At a meeting presided over by board president Maulana Rabey Nadwi in Lucknow on Saturday, a resolution to this effect was passed unanimously by the AIMPLB.

“The AIMPLB executive committee considers it to be the right and obligation of the Indian Muslims to challenge the (high court) judgment in the apex court,” said

Mohammad Rahim Qureshi, the board’s assistant general secretary. He added the objective behind moving the Supreme Court was to “remove distortions introduced by the judgment in the basic values of the Constitution and established norms of jurisprudence”.

He said it was yet to be decided whether the AIMPLB will file the appeal as an independent party or intervene along with other parties to the Ayodhya title suits. The AIMPLB was not a party in any of the four suits decided by the Lucknow bench of the Allahabad high court.

The board decision virtually eclipses all hopes of a negotiated settlement. Asked by reporters if the appeal in the apex court would mean an end to the dialogue to resolve the issue, Qureshi said, “We are yet to come across a concrete proposal from those who are conducting the talks… if we get one, we will consider it.”

He, however, added that the board would consider a proposal only if it satisfies the constitutional provisions, is right as per the Shariat (Islamic law) and upholds the dignity of the Muslim community. He clarified that Hashim Ansari, the oldest petitioner in the case, was conducting a dialogue in his “individual capacity” and that the board had nothing do with his efforts.
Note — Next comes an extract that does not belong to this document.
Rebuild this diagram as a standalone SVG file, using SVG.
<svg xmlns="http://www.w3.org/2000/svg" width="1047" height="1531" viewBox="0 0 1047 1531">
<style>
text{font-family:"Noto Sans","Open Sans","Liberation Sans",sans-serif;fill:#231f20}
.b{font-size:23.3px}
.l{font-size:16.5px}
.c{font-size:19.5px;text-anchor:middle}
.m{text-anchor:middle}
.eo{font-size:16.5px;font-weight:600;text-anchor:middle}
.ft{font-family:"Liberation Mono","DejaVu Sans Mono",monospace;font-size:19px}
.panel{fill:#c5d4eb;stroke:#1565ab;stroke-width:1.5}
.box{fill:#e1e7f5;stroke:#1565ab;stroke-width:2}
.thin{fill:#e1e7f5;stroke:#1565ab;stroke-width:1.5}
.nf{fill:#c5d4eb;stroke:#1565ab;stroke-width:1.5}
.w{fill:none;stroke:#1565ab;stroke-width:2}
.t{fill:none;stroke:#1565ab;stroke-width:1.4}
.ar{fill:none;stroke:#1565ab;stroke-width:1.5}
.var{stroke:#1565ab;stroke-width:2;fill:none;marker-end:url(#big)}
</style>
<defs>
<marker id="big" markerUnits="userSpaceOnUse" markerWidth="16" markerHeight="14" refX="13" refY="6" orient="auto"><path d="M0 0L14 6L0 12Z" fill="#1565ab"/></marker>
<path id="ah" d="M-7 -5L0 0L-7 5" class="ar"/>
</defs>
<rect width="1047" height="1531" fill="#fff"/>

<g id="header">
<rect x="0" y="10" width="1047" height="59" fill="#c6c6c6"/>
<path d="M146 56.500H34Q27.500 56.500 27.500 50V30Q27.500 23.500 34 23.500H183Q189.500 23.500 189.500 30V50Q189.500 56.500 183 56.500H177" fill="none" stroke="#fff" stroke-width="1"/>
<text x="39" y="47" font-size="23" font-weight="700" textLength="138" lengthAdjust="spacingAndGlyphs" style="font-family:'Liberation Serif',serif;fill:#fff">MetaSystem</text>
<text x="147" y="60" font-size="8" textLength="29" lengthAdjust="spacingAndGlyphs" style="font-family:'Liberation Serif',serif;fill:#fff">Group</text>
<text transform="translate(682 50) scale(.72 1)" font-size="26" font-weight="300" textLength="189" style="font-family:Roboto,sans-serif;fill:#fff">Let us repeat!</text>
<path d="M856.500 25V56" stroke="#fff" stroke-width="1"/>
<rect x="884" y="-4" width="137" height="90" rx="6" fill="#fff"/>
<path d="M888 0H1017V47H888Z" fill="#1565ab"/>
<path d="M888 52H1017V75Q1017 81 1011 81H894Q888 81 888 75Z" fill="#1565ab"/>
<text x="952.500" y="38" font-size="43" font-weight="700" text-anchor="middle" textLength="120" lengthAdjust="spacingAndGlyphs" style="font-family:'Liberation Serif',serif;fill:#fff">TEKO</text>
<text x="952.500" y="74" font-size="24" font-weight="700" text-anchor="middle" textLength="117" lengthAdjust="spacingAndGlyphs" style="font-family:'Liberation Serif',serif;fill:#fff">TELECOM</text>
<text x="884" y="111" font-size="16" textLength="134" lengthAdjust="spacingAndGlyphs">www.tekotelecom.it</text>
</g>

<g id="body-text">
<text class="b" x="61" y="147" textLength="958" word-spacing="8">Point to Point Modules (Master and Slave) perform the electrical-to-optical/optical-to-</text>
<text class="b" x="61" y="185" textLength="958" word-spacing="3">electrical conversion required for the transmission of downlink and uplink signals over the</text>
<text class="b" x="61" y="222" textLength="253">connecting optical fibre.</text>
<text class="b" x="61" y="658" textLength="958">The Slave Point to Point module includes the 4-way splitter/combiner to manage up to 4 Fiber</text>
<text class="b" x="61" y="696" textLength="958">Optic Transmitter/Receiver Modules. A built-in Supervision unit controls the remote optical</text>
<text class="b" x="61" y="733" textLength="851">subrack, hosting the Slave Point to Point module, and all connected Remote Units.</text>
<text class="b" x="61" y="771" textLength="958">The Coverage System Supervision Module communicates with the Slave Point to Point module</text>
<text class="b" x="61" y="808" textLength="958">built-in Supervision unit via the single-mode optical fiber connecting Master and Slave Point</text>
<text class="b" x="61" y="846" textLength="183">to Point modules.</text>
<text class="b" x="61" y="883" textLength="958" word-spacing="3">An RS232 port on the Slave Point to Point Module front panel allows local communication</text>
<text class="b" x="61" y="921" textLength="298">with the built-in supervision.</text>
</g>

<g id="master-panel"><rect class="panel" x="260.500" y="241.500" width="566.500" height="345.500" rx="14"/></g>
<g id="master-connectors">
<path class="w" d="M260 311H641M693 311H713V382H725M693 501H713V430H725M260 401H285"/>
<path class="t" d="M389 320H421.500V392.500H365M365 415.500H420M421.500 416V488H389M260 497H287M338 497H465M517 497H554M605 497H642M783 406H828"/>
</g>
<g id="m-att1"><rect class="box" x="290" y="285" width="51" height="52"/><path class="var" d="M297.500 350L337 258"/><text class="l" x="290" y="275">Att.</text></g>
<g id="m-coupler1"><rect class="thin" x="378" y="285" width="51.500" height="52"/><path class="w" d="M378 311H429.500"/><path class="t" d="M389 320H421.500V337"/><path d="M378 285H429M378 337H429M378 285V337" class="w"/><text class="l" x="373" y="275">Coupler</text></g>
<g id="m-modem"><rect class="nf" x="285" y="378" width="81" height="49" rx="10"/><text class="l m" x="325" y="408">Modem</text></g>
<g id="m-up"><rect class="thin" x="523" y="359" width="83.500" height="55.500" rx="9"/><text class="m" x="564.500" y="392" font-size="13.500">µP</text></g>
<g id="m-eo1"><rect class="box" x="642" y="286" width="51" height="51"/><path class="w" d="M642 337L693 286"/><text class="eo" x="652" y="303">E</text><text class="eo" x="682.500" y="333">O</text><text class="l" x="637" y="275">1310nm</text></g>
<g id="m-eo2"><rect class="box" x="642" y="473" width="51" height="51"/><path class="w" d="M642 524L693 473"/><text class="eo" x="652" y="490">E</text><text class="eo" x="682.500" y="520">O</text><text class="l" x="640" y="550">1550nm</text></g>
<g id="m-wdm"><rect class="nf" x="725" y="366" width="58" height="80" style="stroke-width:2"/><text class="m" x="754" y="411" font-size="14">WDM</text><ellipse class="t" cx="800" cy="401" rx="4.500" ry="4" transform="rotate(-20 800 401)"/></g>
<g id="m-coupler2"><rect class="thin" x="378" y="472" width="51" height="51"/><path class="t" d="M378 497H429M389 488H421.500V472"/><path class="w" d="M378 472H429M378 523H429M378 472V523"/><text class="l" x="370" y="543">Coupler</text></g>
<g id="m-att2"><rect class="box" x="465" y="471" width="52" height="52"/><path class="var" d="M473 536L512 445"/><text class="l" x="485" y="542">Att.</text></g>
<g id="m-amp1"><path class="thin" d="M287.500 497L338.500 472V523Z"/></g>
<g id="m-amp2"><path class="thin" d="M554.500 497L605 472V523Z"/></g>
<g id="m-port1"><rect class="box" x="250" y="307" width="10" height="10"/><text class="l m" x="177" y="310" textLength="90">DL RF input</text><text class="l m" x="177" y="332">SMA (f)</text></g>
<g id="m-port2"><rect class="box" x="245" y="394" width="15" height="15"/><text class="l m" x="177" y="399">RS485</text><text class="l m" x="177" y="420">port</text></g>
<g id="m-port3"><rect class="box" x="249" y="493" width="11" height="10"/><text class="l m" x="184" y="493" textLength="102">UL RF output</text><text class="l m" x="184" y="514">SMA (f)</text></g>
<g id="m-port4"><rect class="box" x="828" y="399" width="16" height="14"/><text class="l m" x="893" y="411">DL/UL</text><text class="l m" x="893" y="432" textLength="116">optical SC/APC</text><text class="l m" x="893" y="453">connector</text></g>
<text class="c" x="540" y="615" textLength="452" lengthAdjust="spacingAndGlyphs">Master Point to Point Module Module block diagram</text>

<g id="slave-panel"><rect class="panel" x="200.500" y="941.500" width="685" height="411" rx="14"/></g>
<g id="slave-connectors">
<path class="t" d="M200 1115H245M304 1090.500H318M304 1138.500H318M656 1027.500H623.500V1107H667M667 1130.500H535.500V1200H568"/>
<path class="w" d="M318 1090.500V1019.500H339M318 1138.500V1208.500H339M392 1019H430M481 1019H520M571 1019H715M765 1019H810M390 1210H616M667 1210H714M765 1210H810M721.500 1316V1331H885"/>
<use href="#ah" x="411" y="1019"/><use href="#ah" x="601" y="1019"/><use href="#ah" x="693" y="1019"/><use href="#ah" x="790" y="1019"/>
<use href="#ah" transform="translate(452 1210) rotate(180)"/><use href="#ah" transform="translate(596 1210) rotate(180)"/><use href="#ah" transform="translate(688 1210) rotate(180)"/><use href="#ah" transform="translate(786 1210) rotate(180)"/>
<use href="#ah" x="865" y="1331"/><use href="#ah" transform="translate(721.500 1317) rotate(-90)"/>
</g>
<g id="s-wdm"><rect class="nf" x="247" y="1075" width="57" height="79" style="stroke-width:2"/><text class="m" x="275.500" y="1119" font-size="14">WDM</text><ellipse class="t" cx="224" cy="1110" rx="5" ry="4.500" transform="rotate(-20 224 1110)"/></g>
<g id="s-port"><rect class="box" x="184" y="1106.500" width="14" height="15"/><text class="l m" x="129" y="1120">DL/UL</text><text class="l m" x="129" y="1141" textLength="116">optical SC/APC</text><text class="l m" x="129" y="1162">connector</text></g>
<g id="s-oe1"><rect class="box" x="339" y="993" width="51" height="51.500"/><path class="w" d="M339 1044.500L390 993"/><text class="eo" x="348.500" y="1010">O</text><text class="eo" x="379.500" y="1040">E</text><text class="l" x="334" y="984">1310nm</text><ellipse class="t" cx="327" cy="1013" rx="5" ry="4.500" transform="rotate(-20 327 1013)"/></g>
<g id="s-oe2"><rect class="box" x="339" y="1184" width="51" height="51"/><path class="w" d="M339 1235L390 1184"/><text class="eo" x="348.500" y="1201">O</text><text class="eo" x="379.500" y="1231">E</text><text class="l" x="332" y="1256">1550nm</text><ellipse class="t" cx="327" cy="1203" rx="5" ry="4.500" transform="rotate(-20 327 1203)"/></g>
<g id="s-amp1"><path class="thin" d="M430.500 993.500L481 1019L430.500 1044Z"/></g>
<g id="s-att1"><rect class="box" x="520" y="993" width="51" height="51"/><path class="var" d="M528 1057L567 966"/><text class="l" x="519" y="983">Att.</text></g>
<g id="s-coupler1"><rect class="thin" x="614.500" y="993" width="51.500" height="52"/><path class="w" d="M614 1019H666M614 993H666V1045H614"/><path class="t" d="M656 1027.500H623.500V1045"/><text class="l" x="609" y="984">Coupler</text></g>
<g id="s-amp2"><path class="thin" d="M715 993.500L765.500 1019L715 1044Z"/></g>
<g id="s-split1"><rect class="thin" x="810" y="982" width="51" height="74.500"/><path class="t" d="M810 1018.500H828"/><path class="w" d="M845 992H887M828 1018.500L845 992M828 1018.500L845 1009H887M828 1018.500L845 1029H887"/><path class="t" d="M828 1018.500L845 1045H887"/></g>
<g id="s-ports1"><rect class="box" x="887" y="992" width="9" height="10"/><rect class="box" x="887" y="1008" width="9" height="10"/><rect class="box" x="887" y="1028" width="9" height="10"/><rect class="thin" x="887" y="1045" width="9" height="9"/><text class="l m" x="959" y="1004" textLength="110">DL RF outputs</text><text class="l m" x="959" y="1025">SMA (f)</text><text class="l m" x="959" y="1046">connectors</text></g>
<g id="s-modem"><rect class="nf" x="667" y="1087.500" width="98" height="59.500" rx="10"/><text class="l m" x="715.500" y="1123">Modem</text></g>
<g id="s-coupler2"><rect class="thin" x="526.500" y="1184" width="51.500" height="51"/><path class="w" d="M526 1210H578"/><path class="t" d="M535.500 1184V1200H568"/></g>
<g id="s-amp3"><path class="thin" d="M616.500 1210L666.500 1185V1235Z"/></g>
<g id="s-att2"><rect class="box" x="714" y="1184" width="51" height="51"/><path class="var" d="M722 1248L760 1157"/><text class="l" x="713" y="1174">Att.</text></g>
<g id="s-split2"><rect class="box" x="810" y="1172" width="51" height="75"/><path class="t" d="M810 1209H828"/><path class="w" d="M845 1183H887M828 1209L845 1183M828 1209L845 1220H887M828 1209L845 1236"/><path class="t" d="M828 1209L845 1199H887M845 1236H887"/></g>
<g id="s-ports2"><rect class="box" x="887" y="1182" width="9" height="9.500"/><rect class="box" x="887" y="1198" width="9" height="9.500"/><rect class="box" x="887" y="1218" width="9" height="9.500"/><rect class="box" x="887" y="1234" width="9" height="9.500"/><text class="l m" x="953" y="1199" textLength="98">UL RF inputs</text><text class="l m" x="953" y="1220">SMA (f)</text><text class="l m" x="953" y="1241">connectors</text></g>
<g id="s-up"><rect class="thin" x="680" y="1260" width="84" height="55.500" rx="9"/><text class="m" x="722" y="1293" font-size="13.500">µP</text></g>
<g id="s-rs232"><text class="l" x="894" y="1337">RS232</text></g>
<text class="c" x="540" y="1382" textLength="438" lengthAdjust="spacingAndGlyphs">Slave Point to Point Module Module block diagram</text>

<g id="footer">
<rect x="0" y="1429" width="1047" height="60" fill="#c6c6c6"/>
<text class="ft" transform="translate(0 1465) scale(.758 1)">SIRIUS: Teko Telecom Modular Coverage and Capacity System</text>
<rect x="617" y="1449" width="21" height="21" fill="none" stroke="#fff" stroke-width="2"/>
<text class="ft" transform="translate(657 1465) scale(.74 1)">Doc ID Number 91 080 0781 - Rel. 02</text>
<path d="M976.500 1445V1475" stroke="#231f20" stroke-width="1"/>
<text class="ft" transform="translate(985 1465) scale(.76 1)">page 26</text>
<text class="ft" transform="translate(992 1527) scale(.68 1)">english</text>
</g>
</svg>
Senior advocate YH Muchala, convener of the AIMPLB legal cell, was more vocal in his criticism of the high court judgment. “We respect Lord Ram and we also have no objection to the co-existence of a temple and a mosque at the same place… But this judgment is according to the rule of faith rather than the rule of law… Hard facts and evidence have been ignored… The judges are not supposed to work out a settlement,” he said.

Claiming that the basic principles of secularism had been sacrificed, he added, “If this goes unchallenged, then the minorities would be left totally and perpetually at the mercy of the majority.

“The case has been decided as per the ways of one religion even though the belief that the place was the birthplace of Lord Ram is not backed by sufficient antiquity… This is a violation of equality as guaranteed under the Indian Constitution,” Muchala asserted.

AIMPLB spokesman Qasim Rasool Iliyas made it clear that the disputed site was a mosque where namaz was being offered and, as such, there could be no compromise on that. “We can’t consider any proposal that involves moving the mosque from its present site,” he said.

Zafaryab Jilani, a senior AIMPLB member and counsel for the UP Sunni Central Waqf Board, said there was no evidence of the mosque having been constructed after demolition of a temple in Ayodhya. “The ASI has never said that anywhere in its report (after excavations in 2003),” he said.